Even though we're in the thick of the semester now, bearing down on midterm, I am still swallowing books whole. I think this is my way of dealing with the horrors of the Trump regime. Literary Xanax.
Anyway! Here's some of what I've gobbled over the past month:
Laurie Frankel, This Is How It Always Is
I forget how I found this book -- maybe the NYTimes recommended list? However I found it, the rec was right. This one's excellent. Told from the point of view of the mother of five children who is also a doctor of emergency medicine when we first meet her, the writing here is great, and the characters, including of all five children, AND their friends, so well developed they all become real to us. Wonderful use of setting, also -- we move from Wisconsin to San Francisco to Thailand in the course of the novel, and Frankel gives us each place perfectly.
What's it about? Yeah, that's another reason to love it. Rosie and Penn have five sons -- except their youngest son, Claude, begins telling them when he's three that he's a girl. (Penn is a stay-at-home dad and a writer, by the way, though he's not the one writing this book.) The novel deals with their struggle to understand what to do -- and not like that, they always try to do the right thing -- and to deal with the fallout of their decisions. This is a great book, and not just about having a trans kid. It's a great book about being human.
Larry McMurtry, Moving On
I had read this before, maybe twenty-five years ago, when I was a young pup in graduate school. I remembered like it then, and I remembered it as a big fat book, which, when it came from the library (I had to request it), indeed it was, nearly 800 pages long. Published in 1970, it's a book about a certain sort of life which is entirely gone now, the desultory life of young married women in the early 1960s: women without jobs, women with nothing to do but be married to their young husbands, and maybe take care of their young children.
Patsy and Emma are the two main characters, though other young women appear and disappear from the story. There's no real plot, just dinners made and eaten, trips to the park and laundromat, sex and fights with various men and husbands. Still, it's compulsively readable, not in the least because it's such a clear look at this specific sort of world. Two or three times during the book, someone is reading Middlemarch, and I suspect McMurtry is throwing us a hint there, at what sort of book he's aiming at producing. I don't know if he pulls that off, but I do like this book very much.
Larry McMurtry, The Last Picture Show, Terms of Endearment, The Evening Star
On the strength of how much I liked Moving On, I read or re-read all of these. Meh. McMurtry when he's good is pretty good. But as he gets older, he starts to write parodies of himself. Stick to his younger work.

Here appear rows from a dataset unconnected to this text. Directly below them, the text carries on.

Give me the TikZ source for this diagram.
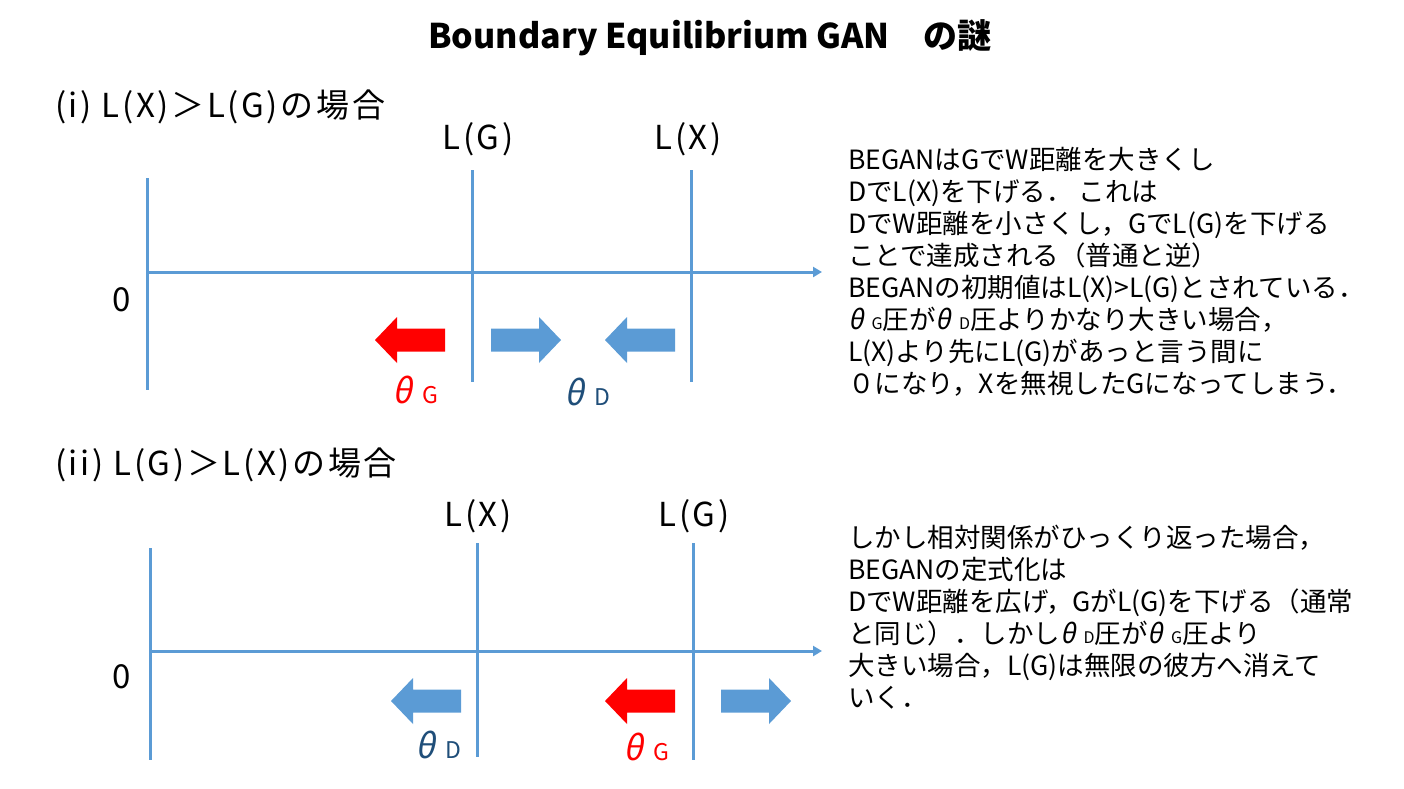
\documentclass[tikz,border=0pt]{standalone}
\usepackage{fontspec}
\setmainfont{Noto Sans CJK JP}
\newfontfamily\slfont{Noto Sans CJK JP}[FakeSlant=0.2]
\usetikzlibrary{arrows.meta,positioning}
\definecolor{axblue}{HTML}{5B9BD5}
\definecolor{thblue}{HTML}{1F4E79}
\newcommand{\thsub}[2]{{\slfont θ}\hspace{0.3em}{\fontsize{#2}{#2}\selectfont #1}}

\begin{document}
\begin{tikzpicture}[
    x=1pt, y=-1pt,
    axis/.style={axblue, line width=3pt},
    lbl/.style={font=\fontsize{33}{33}\selectfont\addfontfeature{LetterSpace=8}, inner sep=0pt},
    thlbl/.style={font=\fontsize{34}{34}\selectfont, inner sep=0pt},
    note/.style={font=\fontsize{26.5}{32}\selectfont, align=left, anchor=north west, inner sep=0pt},
    larrow/.pic={\fill (0,-11.5) -- (-48,-11.5) -- (-48,-23) -- (-70,0) -- (-48,23) -- (-48,11.5) -- (0,11.5) -- cycle;},
    rarrow/.pic={\fill (0,-11.5) -- (48,-11.5) -- (48,-23) -- (70,0) -- (48,23) -- (48,11.5) -- (0,11.5) -- cycle;}
]
  \useasboundingbox (0,0) rectangle (1404,788);

  % title
  \node[font=\fontsize{34}{34}\selectfont\bfseries] (title) at (710,38) {Boundary Equilibrium GAN　の謎};

  % (i) L(X) > L(G)
  \node[lbl, anchor=west] (sec1) at (55,107) {(i) L(X)＞L(G)の場合};
  \coordinate (o1) at (147,272);
  \coordinate (e1) at (822,272);
  \coordinate (v1t) at (147,178);  \coordinate (v1b) at (147,390);
  \coordinate (g1t) at (472,170);  \coordinate (g1b) at (472,382);
  \coordinate (x1t) at (691,170);  \coordinate (x1b) at (691,382);
  \draw[axis] (v1t) -- (v1b);
  \draw[axis] (g1t) -- (g1b);
  \draw[axis] (x1t) -- (x1b);
  \draw[axis, -{Triangle[length=9pt,width=10pt]}] (o1) -- (e1);
  \node[lbl] (lg1) at (478,139) {L(G)};
  \node[lbl] (lx1) at (688,139) {L(X)};
  \node[lbl] (zero1) at (122,300) {0};
  \pic[red] at (445,340) {larrow};
  \pic[axblue] at (491,340) {rarrow};
  \pic[axblue] at (675,340) {larrow};
  \node[thlbl, red] (thg1) at (415,390) {\thsub{G}{23}};
  \node[thlbl, thblue] (thd1) at (587,392) {\thsub{D}{23}};

  \node[note] (note1) at (848,147) {BEGANはGでW距離を大きくし\\
    DでL(X)を下げる． これは\\
    DでW距離を小さくし，GでL(G)を下げる\\
    ことで達成される（普通と逆）\\
    BEGANの初期値はL(X)>L(G)とされている．\\
    \thsub{G}{16}圧が\thsub{D}{16}圧よりかなり大きい場合，\\
    L(X)より先にL(G)があっと言う間に\\
    ０になり，Xを無視したGになってしまう．};

  % (ii) L(G) > L(X)
  \node[lbl, anchor=west] (sec2) at (55,465) {(ii) L(G)＞L(X)の場合};
  \coordinate (o2) at (150,651);
  \coordinate (e2) at (822,651);
  \coordinate (v2t) at (150,548);  \coordinate (v2b) at (150,760);
  \coordinate (x2t) at (477,543);  \coordinate (x2b) at (477,757);
  \coordinate (g2t) at (693,543);  \coordinate (g2b) at (693,760);
  \draw[axis] (v2t) -- (v2b);
  \draw[axis] (x2t) -- (x2b);
  \draw[axis] (g2t) -- (g2b);
  \draw[axis, -{Triangle[length=9pt,width=10pt]}] (o2) -- (e2);
  \node[lbl] (lx2) at (478,516) {L(X)};
  \node[lbl] (lg2) at (694,516) {L(G)};
  \node[lbl] (zero2) at (122,677) {0};
  \pic[axblue] at (461,701) {larrow};
  \pic[red] at (675,701) {larrow};
  \pic[axblue] at (721,701) {rarrow};
  \node[thlbl, thblue] (thd2) at (438,745) {\thsub{D}{23}};
  \node[thlbl, red] (thg2) at (646,747) {\thsub{G}{23}};

  \node[note] (note2) at (848,525) {しかし相対関係がひっくり返った場合，\\
    BEGANの定式化は\\
    DでW距離を広げ，GがL(G)を下げる（通常\\
    と同じ）．しかし\thsub{D}{16}圧が\thsub{G}{16}圧より\\
    大きい場合，L(G)は無限の彼方へ消えて\\
    いく．};
\end{tikzpicture}
\end{document}
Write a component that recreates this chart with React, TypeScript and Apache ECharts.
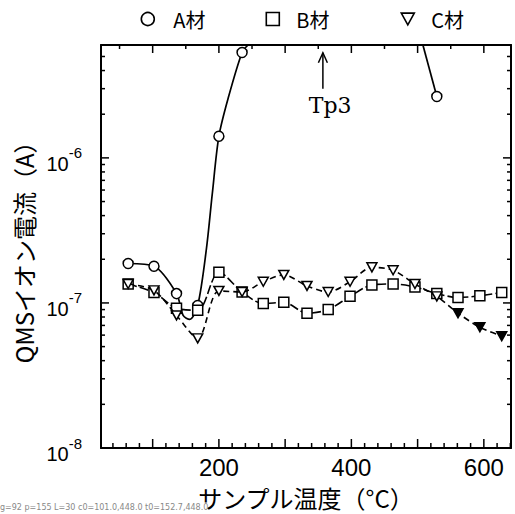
import React, { useEffect, useRef, useState } from 'react';
import * as echarts from 'echarts';

// Sample temperatures (°C) shared by the measured points
const temps = [63, 102, 136, 168, 200, 235, 267, 298, 333, 365, 398, 431, 463, 496, 529, 561, 594, 627];
// B材 (squares)
const bValues = [1.35e-7, 1.18e-7, 9.2e-8, 8.9e-8, 1.63e-7, 1.19e-7, 9.9e-8, 1.01e-7, 8.5e-8, 9.0e-8, 1.11e-7, 1.33e-7, 1.35e-7, 1.29e-7, 1.16e-7, 1.09e-7, 1.12e-7, 1.18e-7];
// C材 (triangles)
const cValues = [1.35e-7, 1.22e-7, 8.2e-8, 5.7e-8, 1.21e-7, 1.19e-7, 1.4e-7, 1.56e-7, 1.31e-7, 1.19e-7, 1.4e-7, 1.76e-7, 1.68e-7, 1.35e-7, 1.11e-7, 8.5e-8, 6.8e-8, 5.9e-8];
const cFilled = [false, false, false, false, false, false, false, false, false, false, false, false, false, false, false, true, true, true];
// A材 (circles) measured points
const aMarkTemps = [63, 102, 136, 168, 200, 235];
const aMarkValues = [1.87e-7, 1.79e-7, 1.16e-7, 9.6e-8, 1.41e-6, 5.33e-6];
// A材 curve read between markers (no symbol)
const aTraceTemps = [146, 156, 181, 190, 214, 244];
const aTraceValues = [8.2e-8, 7.7e-8, 2.33e-7, 5.64e-7, 2.58e-6, 6.0e-6];
// A材 right-hand segment (enters from the top of the frame)
const aRightTemps = [508, 529];
const aRightValues = [6.0e-6, 2.65e-6];
const aRightMarked = [false, true];

// Axis settings
const xMin = 22;
const xMax = 641;
const yMinValue = 1e-8;
const yMaxValue = 6e-6;
const xMajorTicks = [100, 200, 300, 400, 500, 600];
const xLabelTicks = [200, 400, 600];
const xMinorBottom = [40, 60, 80, 120, 140, 160, 180, 220, 240, 260, 280, 320, 340, 360, 380, 420, 440, 460, 480, 520, 540, 560, 580, 620, 640];
const xMinorTop = [50, 150, 250, 350, 450, 550];
const yDecades = [-8, -7, -6];
const yMantissas = [2, 3, 4, 5, 6, 7, 8, 9];

// Annotation
const tp3Temp = 357;
const tp3ArrowFrom = 3.0e-6;
const tp3ArrowTo = 5.3e-6;
const tp3LabelTemp = 368;
const tp3LabelValue = 2.3e-6;

const L = (v: number) => Math.log10(v);
const DOWN_TRI = 'path://M0,0 L10,0 L5,9 Z';

export default function App() {
  const ref = useRef<HTMLDivElement>(null);
  const [dbg, setDbg] = useState('');
  useEffect(() => {
    const chart = echarts.init(ref.current!, null, { renderer: 'svg' });

    const yMin = L(yMinValue);
    const yMax = L(yMaxValue);
    const yMinor: number[] = [];
    yDecades.forEach((d) => yMantissas.forEach((m) => {
      const v = L(m) + d;
      if (v < yMax) yMinor.push(v);
    }));

    const aItems: any[] = [];
    aMarkTemps.forEach((t, i) => aItems.push({ value: [t, L(aMarkValues[i])] }));
    aTraceTemps.forEach((t, i) => aItems.push({ value: [t, L(aTraceValues[i])], symbol: 'none' }));
    aItems.sort((p, q) => p.value[0] - q.value[0]);
    const aRight = aRightTemps.map((t, i) => (aRightMarked[i]
      ? { value: [t, L(aRightValues[i])] }
      : { value: [t, L(aRightValues[i])], symbol: 'none' }));

    const black = '#000';
    const markerStyle = { color: '#fff', borderColor: black, borderWidth: 1.5 };
    const tickFont = 'Liberation Sans';
    const jpFont = 'Noto Sans CJK JP';

    const legendBase = {
      top: 9,
      padding: 0,
      selectedMode: false,
      itemWidth: 13,
      itemHeight: 13,
      itemStyle: { color: '#fff', borderColor: black, borderWidth: 1.6 },
      textStyle: { fontSize: 20, color: black, fontFamily: jpFont, padding: [0, 0, 0, 12] },
    };

    const frameAxisX = { type: 'value', min: xMin, max: xMax, position: 'top', splitLine: { show: false }, axisTick: { show: false }, axisLabel: { show: false }, axisLine: { show: true, lineStyle: { color: black, width: 2 } } };
    const frameAxisY = { type: 'value', min: yMin, max: yMax, position: 'right', splitLine: { show: false }, axisTick: { show: false }, axisLabel: { show: false }, axisLine: { show: true, lineStyle: { color: black, width: 2 } } };

    const option: any = {
      animation: false,
      backgroundColor: '#fff',
      grid: { left: 101, right: 4, top: 45, bottom: 56 },
      legend: [
        { ...legendBase, left: 140.5, textStyle: { ...legendBase.textStyle, padding: [0, 0, 0, 14] }, data: [{ name: 'A材', icon: 'circle' }] },
        { ...legendBase, left: 265.5, data: [{ name: 'B材', icon: 'rect' }] },
        { ...legendBase, left: 400.5, data: [{ name: 'C材', icon: DOWN_TRI }] },
      ],
      xAxis: [
        {
          type: 'value', min: xMin, max: xMax, position: 'bottom',
          splitLine: { show: false },
          axisLine: { show: true, lineStyle: { color: black, width: 2 } },
          axisTick: { show: false },
          axisLabel: { show: true, customValues: xLabelTicks, fontSize: 24, color: black, fontFamily: tickFont, margin: 7 },
          name: 'サンプル温度（°C）', nameLocation: 'middle', nameGap: 37,
          nameTextStyle: { fontSize: 24, color: black, fontFamily: jpFont },
        },
        frameAxisX,
      ],
      yAxis: [
        {
          type: 'value', min: yMin, max: yMax, position: 'left',
          splitLine: { show: false },
          axisLine: { show: true, lineStyle: { color: black, width: 2 } },
          axisTick: { show: false },
          axisLabel: {
            show: true, customValues: yDecades, margin: 19,
            formatter: (v: number) => `{b|10}{s|-${Math.round(-v)}}`,
            rich: {
              b: { fontSize: 20, color: black, fontFamily: tickFont, padding: [12, 0, 0, 0] },
              s: { fontSize: 15, color: black, fontFamily: tickFont, padding: [0, 0, 10, 0] },
            },
          },
          name: 'QMSイオン電流（A）', nameLocation: 'middle', nameGap: 61, nameRotate: 90,
          nameTextStyle: { fontSize: 24, color: black, fontFamily: jpFont },
        },
        frameAxisY,
      ],
      series: [
        {
          name: 'A材', type: 'line', xAxisIndex: 0, yAxisIndex: 0,
          data: aItems, smooth: 0.3,
          symbol: 'circle', symbolSize: 10,
          itemStyle: markerStyle,
          lineStyle: { color: black, width: 1.7 },
          z: 3,
        },
        {
          name: 'A材 (>6e-6)', type: 'line', xAxisIndex: 0, yAxisIndex: 0,
          data: aRight, smooth: 0.3,
          symbol: 'circle', symbolSize: 10,
          itemStyle: markerStyle,
          lineStyle: { color: black, width: 1.7 },
          z: 3,
        },
        {
          name: 'B材', type: 'line', xAxisIndex: 0, yAxisIndex: 0,
          data: temps.map((t, i) => [t, L(bValues[i])]),
          smooth: 0.3,
          symbol: 'rect', symbolSize: 10,
          itemStyle: markerStyle,
          lineStyle: { color: black, width: 1.6, type: [9, 3] },
          z: 4,
        },
        {
          name: 'C材', type: 'line', xAxisIndex: 0, yAxisIndex: 0,
          data: temps.map((t, i) => (cFilled[i]
            ? { value: [t, L(cValues[i])], itemStyle: { color: black, borderColor: black } }
            : { value: [t, L(cValues[i])] })),
          smooth: 0.3,
          symbol: DOWN_TRI, symbolSize: [10, 9],
          itemStyle: markerStyle,
          lineStyle: { color: black, width: 1.6, type: [6, 4] },
          z: 5,
        },
      ],
    };

    chart.setOption(option);

    const px = (x: number, y: number) => chart.convertToPixel({ gridIndex: 0 }, [x, y]) as number[];
    const g: any[] = [];
    const tick = (x1: number, y1: number, x2: number, y2: number) =>
      g.push({ type: 'line', silent: true, z: 10, shape: { x1, y1, x2, y2 }, style: { stroke: black, lineWidth: 1.5 } });

    xMajorTicks.forEach((v) => {
      const b = px(v, yMin); const t = px(v, yMax);
      tick(b[0], b[1], b[0], b[1] - 9); tick(t[0], t[1], t[0], t[1] + 8);
    });
    xMinorBottom.forEach((v) => { const b = px(v, yMin); tick(b[0], b[1], b[0], b[1] - 5); });
    xMinorTop.forEach((v) => { const t = px(v, yMax); tick(t[0], t[1], t[0], t[1] + 4); });
    yDecades.forEach((v) => {
      const l = px(xMin, v); const r = px(xMax, v);
      tick(l[0], l[1], l[0] + 8, l[1]); tick(r[0], r[1], r[0] - 8, r[1]);
    });
    yMinor.forEach((v) => {
      const l = px(xMin, v); const r = px(xMax, v);
      tick(l[0], l[1], l[0] + 4, l[1]); tick(r[0], r[1], r[0] - 4, r[1]);
    });

    const from = px(tp3Temp, L(tp3ArrowFrom));
    const to = px(tp3Temp, L(tp3ArrowTo));
    const lab = px(tp3LabelTemp, L(tp3LabelValue));
    tick(from[0], from[1], to[0], to[1]);
    g.push({
      type: 'polyline', silent: true, z: 10,
      shape: { points: [[to[0] - 4.5, to[1] + 10], [to[0], to[1]], [to[0] + 4.5, to[1] + 10]] },
      style: { stroke: black, lineWidth: 1.5, fill: 'none' },
    });
    g.push({
      type: 'text', silent: true, z: 10, x: lab[0], y: lab[1],
      style: { text: 'Tp3', fill: black, fontSize: 22, fontFamily: 'DejaVu Serif', align: 'center', verticalAlign: 'middle' },
    });

    chart.setOption({ graphic: g });

    const svg = ref.current!.querySelector('svg');
    const paths = svg ? Array.from(svg.querySelectorAll('path')) : [];
    const c0 = px(xMin, yMin);
    const leftish = paths.filter((p) => /^M\s*10[01]/.test(p.getAttribute('d') || '')).length;
    setDbg(`g=${g.length} p=${paths.length} L=${leftish} c0=${c0.map((n) => n.toFixed(1)).join(',')} t0=${px(100, yMin).map((n) => n.toFixed(1)).join(',')}`);

    return () => chart.dispose();
  }, []);

  return (
    <div style={{ position: 'fixed', left: 0, top: 0, width: 515, height: 514, background: '#fff' }}>
      <div ref={ref} style={{ width: 515, height: 514 }} />
      <div style={{ position: 'absolute', left: 0, top: 503, fontSize: 8, fontFamily: 'DejaVu Sans', color: '#888', whiteSpace: 'nowrap' }}>{dbg}</div>
    </div>
  );
}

Stephen King, Mr. Mercedes, Finders Keepers, End of Watch, Lisey's Story, Bazaar of Bad Dreams
Again, meh. It's Stephen King. Compulsively readable, but no insights into the human condition here. I will say King is getting better instead of worse as he grows older -- there's some nice work in Bazaar of Bad Dreams.
Bram Stoker, Dracula
I'm reading this because I'm teaching it. It's interesting mainly for the window it provides into the fucked-up worldview of the late 19th century. Not recommended.
Theodore Sturgeon, More Than Human
Dr. Skull got me the Library of America Classic Novels of Science Fiction for Hanukkah this year, and this is one of the novels in that collection. I have a vague memory of having read this novel in my adolescence, when I first started reading SF. But aside from a few scenes, I remember almost nothing about it. It's classic SF, all right. Freakish monster children, vicious adults, and very readable. Not sure I'm recommending this one, but I did enjoy it. And I can see how it influenced my own SF -- its about a group of kids (well, one adult, too) who have paranormal powers, who kind of mesh their minds in order to become a new lifeform. I've tried to write that story or stories like that several times, and never pulled it off.
Short stories:
The Unladylike Education of Agatha Tremain, by Stephanie Burgis
A fantasy story, magic-fantasy with F/F romance toward the end, this one is fun, even if the middle gets tense. Great main character.
Zombie, by Chuck Palahniuk
I don't know if I like this one, exactly. I taught it in my Zombies, Vampires, and the Apocalypse class. It's an interesting story.
Zombies in Winter, Naomi Kritzer
This one, OTOH -- yeah, read this one.